On the second day of his ten-day visit to the USSR – the first by a British prime minister since Sir Winston Churchill during the war – Mr Macmillan was driven to the Moscow Kremlin this morning for talks.
It was later revealed the two sides spoke of “cultural matters of interest between the two countries” and ways to encourage the exchange of literature, film and study.
Yesterday, during informal talks in Semyonovskoye, 60 miles south-east of the capital, neither side could agree on establishing a demilitarised “free” city in west Berlin or on unifying Germany.
They also discussed ways of stopping nuclear testing and reducing arms in general, although no actual agreement is expected.
This evening, the British delegation held a dinner for Mr Khrushchev at the British Embassy opposite the Kremlin on the other side of the Moscow River.
In a cordial atmosphere of goodwill, Mr Macmillan welcomed his host with a speech praising the achievements of the Soviet Union and looking back on the war years when the two nations were allies against fascism.

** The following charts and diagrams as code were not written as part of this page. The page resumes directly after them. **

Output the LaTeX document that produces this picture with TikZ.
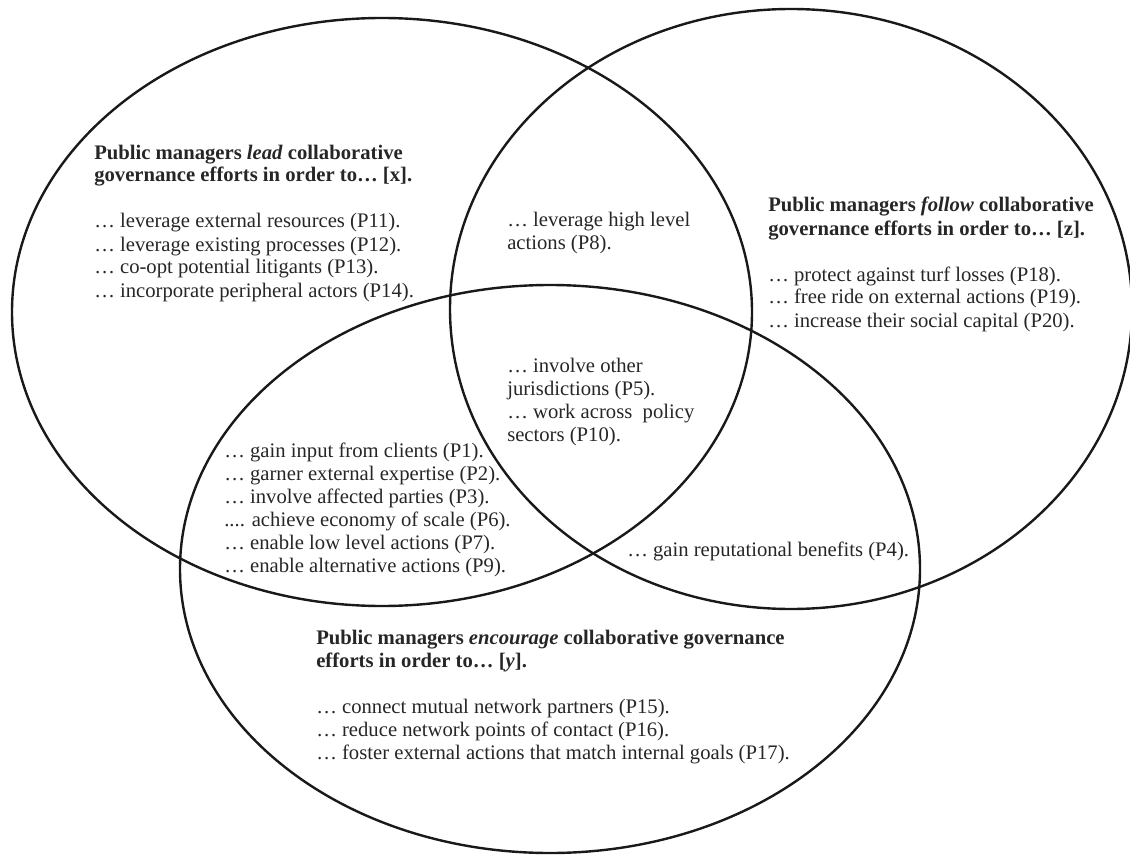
\documentclass[tikz,border=0pt]{standalone}
\usepackage{fontspec}
\setmainfont{Liberation Serif}
\usetikzlibrary{shapes.geometric}

\begin{document}
\begin{tikzpicture}[x=0.75pt, y=-0.75pt,
    venn/.style={draw=black!90, ellipse, line width=1.8pt, inner sep=0pt},
    txt/.style={anchor=base west, align=left, inner sep=0pt, text=black!85, font=\fontsize{15.5}{17.25}\selectfont}]
    \useasboundingbox (0,0) rectangle (1130,855);
    % the three sets
    \node[venn, minimum width=555pt, minimum height=441pt] (lead) at (382,312) {};
    \node[venn, minimum width=511.5pt, minimum height=450pt] (follow) at (791,309) {};
    \node[venn, minimum width=555pt, minimum height=426pt] (encourage) at (550,569) {};

    % texts (placed by the baseline of their last line)
    \node[txt] (leadtxt) at (94,297) {\textbf{Public managers \textit{lead} collaborative}\\
        \textbf{governance efforts in order to… [x].}\\[17.25pt]
        … leverage external resources (P11).\\
        … leverage existing processes (P12).\\
        … co-opt potential litigants (P13).\\
        … incorporate peripheral actors (P14).};
    \node[txt] (followtxt) at (768,327) {\textbf{Public managers \textit{follow} collaborative}\\
        \textbf{governance efforts in order to… [z].}\\[17.25pt]
        … protect against turf losses (P18).\\
        … free ride on external actions (P19).\\
        … increase their social capital (P20).};
    \node[txt] (encouragetxt) at (316,759) {\textbf{Public managers \textit{encourage} collaborative governance}\\
        \textbf{efforts in order to… [\textit{y}].}\\[17.25pt]
        … connect mutual network partners (P15).\\
        … reduce network points of contact (P16).\\
        … foster external actions that match internal goals (P17).};
    \node[txt] (leadfollow) at (507,250) {… leverage high level\\ actions (P8).};
    \node[txt] (all) at (507,441) {… involve other\\ jurisdictions (P5).\\ … work across~ policy\\ sectors (P10).};
    \node[txt] (leadencourage) at (224,572) {… gain input from clients (P1).\\
        … garner external expertise (P2).\\
        … involve affected parties (P3).\\
        .... achieve economy of scale (P6).\\
        … enable low level actions (P7).\\
        … enable alternative actions (P9).};
    \node[txt] (followencourage) at (627,556) {… gain reputational benefits (P4).};
\end{tikzpicture}
\end{document}
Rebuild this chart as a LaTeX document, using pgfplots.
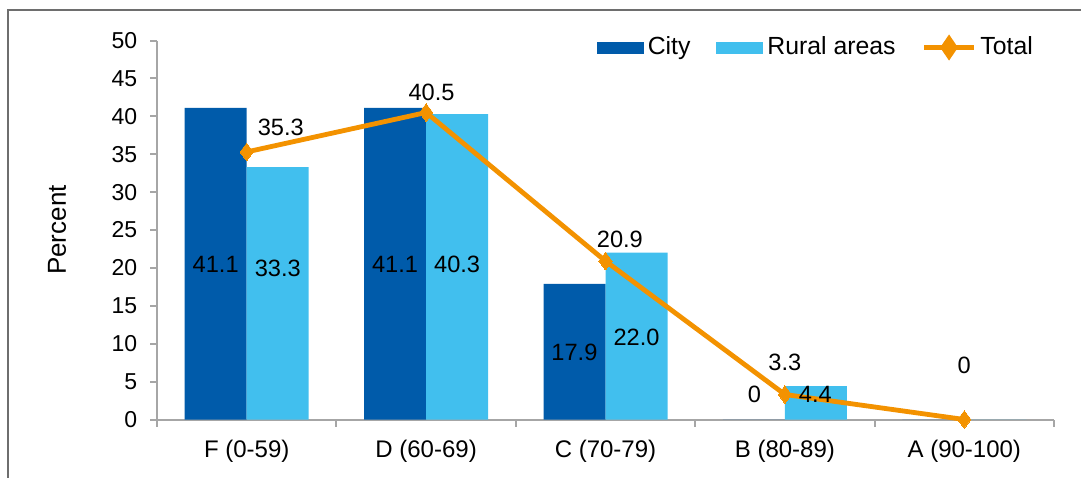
\documentclass[border=0pt]{standalone}
\usepackage{fontspec}
\setmainfont{Liberation Sans}
\usepackage{pgfplots}
\pgfplotsset{compat=1.18}
\definecolor{city}{HTML}{005BAA}
\definecolor{rural}{HTML}{41BFEE}
\definecolor{total}{HTML}{F39200}
\definecolor{axgray}{HTML}{A6A6A6}
\definecolor{framegray}{HTML}{6E6E6E}

\begin{document}
\fontsize{11}{13}\selectfont
\begin{tikzpicture}
\path[use as bounding box] (0,0) rectangle (540.5pt,238.5pt);
\draw[line width=1pt, framegray] (4.2pt,-2pt) -- (4.2pt,233.5pt) -- (545pt,233.5pt);
\begin{axis}[
  at={(78.5pt,28.75pt)}, anchor=south west,
  width=448.5pt, height=189.5pt, scale only axis,
  xmin=-0.5, xmax=4.5, ymin=0, ymax=50,
  clip=false,
  axis x line*=bottom, axis y line*=left,
  axis line style={axgray, line width=1pt, -},
  ytick={0,5,...,50},
  xtick={0,1,2,3,4},
  xticklabels={F (0-59), D (60-69), C (70-79), B (80-89), A (90-100)},
  minor xtick={-0.5,0.5,1.5,2.5,3.5,4.5},
  major x tick style={draw=none},
  tick align=outside,
  tick style={axgray, line width=1pt},
  major tick length=3.5pt, minor tick length=3.5pt,
  /pgf/number format/assume math mode=true,
  yticklabel style={font=\fontsize{11.5}{13}\selectfont, xshift=-2.5pt},
  xticklabel style={font=\fontsize{12}{14}\selectfont, yshift=-3pt},
  ylabel={Percent},
  ylabel style={at={(axis description cs:-0.1115,0.5)}, anchor=center, font=\fontsize{13}{15}\selectfont},
  legend style={draw=none, fill=none, at={(axis description cs:0.988,0.9815)}, anchor=east,
    legend columns=3, font=\fontsize{12.4}{14}\selectfont,
    /tikz/every even column/.append style={column sep=11pt}},
]
\addplot[ybar, bar width=31pt, bar shift=-15.5pt, fill=city, draw=none,
  legend image code/.code={\fill[city] (0pt,-3pt) rectangle (23.5pt,3pt);}]
  coordinates {(0,41.1) (1,41.1) (2,17.9) (3,0) (4,0)};
\addplot[ybar, bar width=31pt, bar shift=15.5pt, fill=rural, draw=none,
  legend image code/.code={\fill[rural] (0pt,-3pt) rectangle (23.5pt,3pt);}]
  coordinates {(0,33.3) (1,40.3) (2,22.0) (3,4.4) (4,0)};
\addplot[total, line width=2.4pt, mark=diamond*, mark size=4.4pt,
  mark options={fill=total, line width=0pt},
  legend image code/.code={\draw[total, line width=2.4pt] (0pt,0pt) -- (25pt,0pt);
    \fill[total] (12.5pt,4.4pt) -- (15.5pt,0pt) -- (12.5pt,-4.4pt) -- (9.5pt,0pt) -- cycle;}]
  coordinates {(0,35.3) (1,40.5) (2,20.9) (3,3.3) (4,0)};
\legend{City, Rural areas, Total}
% data labels
\addplot[draw=none, mark=none, nodes near coords, point meta=explicit symbolic,
  nodes near coords style={anchor=center, text=black, font=\fontsize{11.8}{13}\selectfont}]
  coordinates {
  (-0.173,20.4) [41.1] (0.173,20.0) [33.3]
  (0.827,20.4) [41.1] (1.173,20.4) [40.3]
  (1.827,8.8) [17.9] (2.173,10.8) [22.0]
  (2.83,3.3) [0] (3.17,3.3) [4.4]
  (0.19,38.5) [35.3] (1.03,43.2) [40.5] (2.08,23.7) [20.9] (3.0,7.6) [3.3] (4.0,7.2) [0]
  };
\end{axis}
\end{tikzpicture}
\end{document}
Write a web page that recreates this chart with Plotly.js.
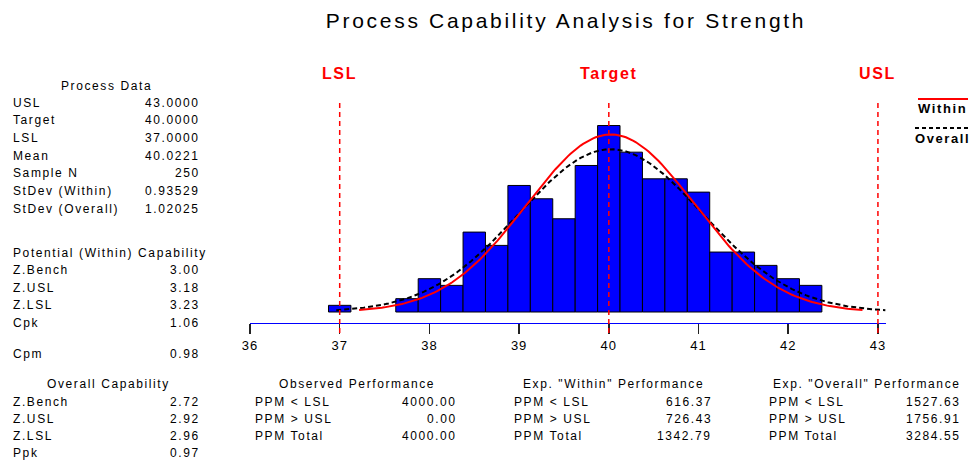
<!DOCTYPE html>
<html>
<head>
<meta charset="utf-8">
<script src="https://cdn.plot.ly/plotly-3.0.1.min.js"></script>
<style>
  html, body { margin: 0; padding: 0; background: #fff; }
  #chart { width: 975px; height: 461px; }
  .annotation-text { letter-spacing: 1.6px; }
  .gtitle { letter-spacing: 2.7px; }
  .xtick text { letter-spacing: 1px; }
</style>
</head>
<body>
<div id="chart"></div>
<script>
// Histogram of Strength: bin centres (width 0.25) and counts
const binCenters = [37.0, 37.75, 38.0, 38.25, 38.5, 38.75, 39.0, 39.25, 39.5, 39.75,
                    40.0, 40.25, 40.5, 40.75, 41.0, 41.25, 41.5, 41.75, 42.0, 42.25];
const counts = [1, 2, 5, 4, 12, 10, 19, 17, 14, 22,
                28, 24, 20, 20, 18, 9, 9, 7, 5, 4];
const binWidth = 0.25;

// Specification limits
const specNames = ['LSL', 'Target', 'USL'];
const specValues = [37, 40, 43];

// Fitted distributions
const sampleN = 250;
const mean = 40.0221;
const sdWithin = 0.93529;
const sdOverall = 1.02025;

// Axis ticks
const tickValues = [36, 37, 38, 39, 40, 41, 42, 43];

// Summary tables
const processLabels = ['USL', 'Target', 'LSL', 'Mean', 'Sample N', 'StDev (Within)', 'StDev (Overall)'];
const processValues = ['43.0000', '40.0000', '37.0000', '40.0221', '250', '0.93529', '1.02025'];
const potentialLabels = ['Z.Bench', 'Z.USL', 'Z.LSL', 'Cpk'];
const potentialValues = ['3.00', '3.18', '3.23', '1.06'];
const cpmLabel = 'Cpm';
const cpmValue = '0.98';
const overallLabels = ['Z.Bench', 'Z.USL', 'Z.LSL', 'Ppk'];
const overallValues = ['2.72', '2.92', '2.96', '0.97'];
const ppmLabels = ['PPM &lt; LSL', 'PPM &gt; USL', 'PPM Total'];
const observedValues = ['4000.00', '0.00', '4000.00'];
const expWithinValues = ['616.37', '726.43', '1342.79'];
const expOverallValues = ['1527.63', '1756.91', '3284.55'];

// ---- layout geometry (pixels) ----
const W = 975, H = 461;
const M = { l: 250, r: 89, t: 60, b: 138 };
const plotW = W - M.l - M.r;
const plotH = H - M.t - M.b;
const pxPerCount = 6.66;
const baseGap = 11; // bars sit this far above the axis line
const yMin = -baseGap / pxPerCount;
const yMax = yMin + plotH / pxPerCount;

const px = x => (x - M.l) / plotW;
const py = y => (H - M.b - y) / plotH;

// normal curve scaled to histogram counts, drawn over mean ± 3 sd
function normalCurve(mu, sd) {
  const xs = [], ys = [];
  const n = 200;
  for (let i = 0; i <= n; i++) {
    const x = mu - 3 * sd + (6 * sd) * i / n;
    const z = (x - mu) / sd;
    xs.push(x);
    ys.push(sampleN * binWidth * Math.exp(-0.5 * z * z) / (sd * Math.sqrt(2 * Math.PI)));
  }
  return { xs, ys };
}
const within = normalCurve(mean, sdWithin);
const overall = normalCurve(mean, sdOverall);

const FONT = 'Liberation Sans, Arial, sans-serif';

const traces = [
  {
    type: 'bar', x: binCenters, y: counts, width: binWidth,
    marker: { color: '#0000ff', line: { color: '#000', width: 1 } },
    hoverinfo: 'skip'
  },
  {
    type: 'scatter', mode: 'lines', x: overall.xs, y: overall.ys,
    line: { color: '#000', width: 2, dash: '5px,3px' }, hoverinfo: 'skip'
  },
  {
    type: 'scatter', mode: 'lines', x: within.xs, y: within.ys,
    line: { color: '#ff0000', width: 2 }, hoverinfo: 'skip'
  }
];

const annotations = [];
const shapes = [];

function addText(text, xPix, yPix, anchor, opts) {
  opts = opts || {};
  annotations.push({
    text: text, xref: 'paper', yref: 'paper',
    x: px(xPix), y: py(yPix), xanchor: anchor, yanchor: 'middle',
    showarrow: false, borderpad: 0,
    font: { family: FONT, size: opts.size || 12, color: opts.color || '#000',
            weight: opts.weight || 'normal' }
  });
}

// specification lines and labels
specValues.forEach((v, i) => {
  shapes.push({
    type: 'line', xref: 'x', yref: 'paper', x0: v, x1: v,
    y0: py(333), y1: py(102),
    line: { color: '#ff0000', width: 1.5, dash: '5px,4px' }
  });
  annotations.push({
    text: specNames[i], xref: 'x', yref: 'paper', x: v, y: py(73),
    xanchor: 'center', yanchor: 'middle', showarrow: false,
    font: { family: FONT, size: 16, color: '#ff0000', weight: 'bold' }
  });
});

// legend
shapes.push({ type: 'line', xref: 'paper', yref: 'paper', x0: px(918), x1: px(968), y0: py(99), y1: py(99),
  line: { color: '#ff0000', width: 2 } });
shapes.push({ type: 'line', xref: 'paper', yref: 'paper', x0: px(915), x1: px(968), y0: py(128), y1: py(128),
  line: { color: '#000', width: 2, dash: '4px,3px' } });
addText('Within', 942, 108, 'center', { size: 13, weight: 'bold' });
addText('Overall', 942, 138, 'center', { size: 13, weight: 'bold' });

// left panel
const step = 17.7;
addText('Process Data', 106, 86, 'center');
processLabels.forEach((t, i) => {
  addText(t, 12, 102.5 + i * step, 'left');
  addText(processValues[i], 201, 102.5 + i * step, 'right');
});
addText('Potential (Within) Capability', 12, 252.5, 'left');
potentialLabels.forEach((t, i) => {
  addText(t, 12, 270 + i * step, 'left');
  addText(potentialValues[i], 201, 270 + i * step, 'right');
});
addText(cpmLabel, 12, 354, 'left');
addText(cpmValue, 201, 354, 'right');

// bottom panels
const bStep = 17.2;
const bTop = 401.5;
addText('Overall Capability', 108, 384, 'center');
overallLabels.forEach((t, i) => {
  addText(t, 12, bTop + i * bStep, 'left');
  addText(overallValues[i], 201, bTop + i * bStep, 'right');
});

const perfBlocks = [
  { title: 'Observed Performance', cx: 357, lx: 254, rx: 458, vals: observedValues },
  { title: 'Exp. "Within" Performance', cx: 613, lx: 513, rx: 713, vals: expWithinValues },
  { title: 'Exp. "Overall" Performance', cx: 867, lx: 768, rx: 962, vals: expOverallValues }
];
perfBlocks.forEach(b => {
  addText(b.title, b.cx, 384, 'center');
  ppmLabels.forEach((t, i) => {
    addText(t, b.lx, bTop + i * bStep, 'left');
    addText(b.vals[i], b.rx, bTop + i * bStep, 'right');
  });
});

const layout = {
  width: W, height: H,
  margin: M,
  paper_bgcolor: '#fff', plot_bgcolor: '#fff',
  showlegend: false,
  title: {
    text: 'Process Capability Analysis for Strength',
    font: { family: FONT, size: 21, color: '#000' },
    x: 566 / W, xref: 'container', xanchor: 'center',
    y: 1 - 21 / H, yref: 'container', yanchor: 'middle'
  },
  xaxis: {
    range: [36, 43.09], tickmode: 'array', tickvals: tickValues,
    ticks: 'outside', ticklen: 10, tickwidth: 1.5, tickcolor: '#222',
    showline: true, linecolor: '#0000ff', linewidth: 1,
    showgrid: false, zeroline: false, fixedrange: true,
    tickfont: { family: FONT, size: 13, color: '#000' }
  },
  yaxis: {
    range: [yMin, yMax], visible: false, showgrid: false, zeroline: false, fixedrange: true
  },
  bargap: 0,
  shapes: shapes,
  annotations: annotations
};

Plotly.newPlot('chart', traces, layout, { staticPlot: true, displayModeBar: false });
</script>
</body>
</html>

“When I reflect on the present situation in the world, I wonder whether we have not at least as great a common interest today. That common interest is peace. Somehow, in spite of the difficulties and obstacles, let us combine for peace.”
In two days’ time, Mr Macmillan will play host to the Soviet leader at a dacha, or country house, lent to him by the USSR’s government on the outskirts of Moscow.
Mr Macmillan has a busy schedule ahead of him, with visits to the ballet, concerts, universities, art galleries, atomic stations, factories and farms.
Courtesy BBC News
In context
A few days later, Mr Khrushchev famously snubbed the British delegation by refusing to join them on a visit to Kiev claiming he had to go to his dentist for a filling.
America’s Vice-President Nixon made his historic visit to Moscow some five months later.
But this was just a brief thaw in the Cold War that had begun between East and West in 1947 and worsened as more countries developed nuclear weapons.
Peace talks in Paris in 1960 collapsed after the USSR shot down a US spy plane over its air space.
Then two years later, the Cuban missile crisis brought the world to the brink of nuclear war.
During Macmillan’s visit no agreement was reached towards reuniting Germany and in 1961 the building of the Berlin Wall ensured east and west would remain firmly separate for almost 30 years.
Harold Macmillan was committed to curbing the arms race and played a major role in negotiating the Nuclear Test Ban Treaty of 1963, the first important treaty signed between the US, USSR and Britain since the end of the war.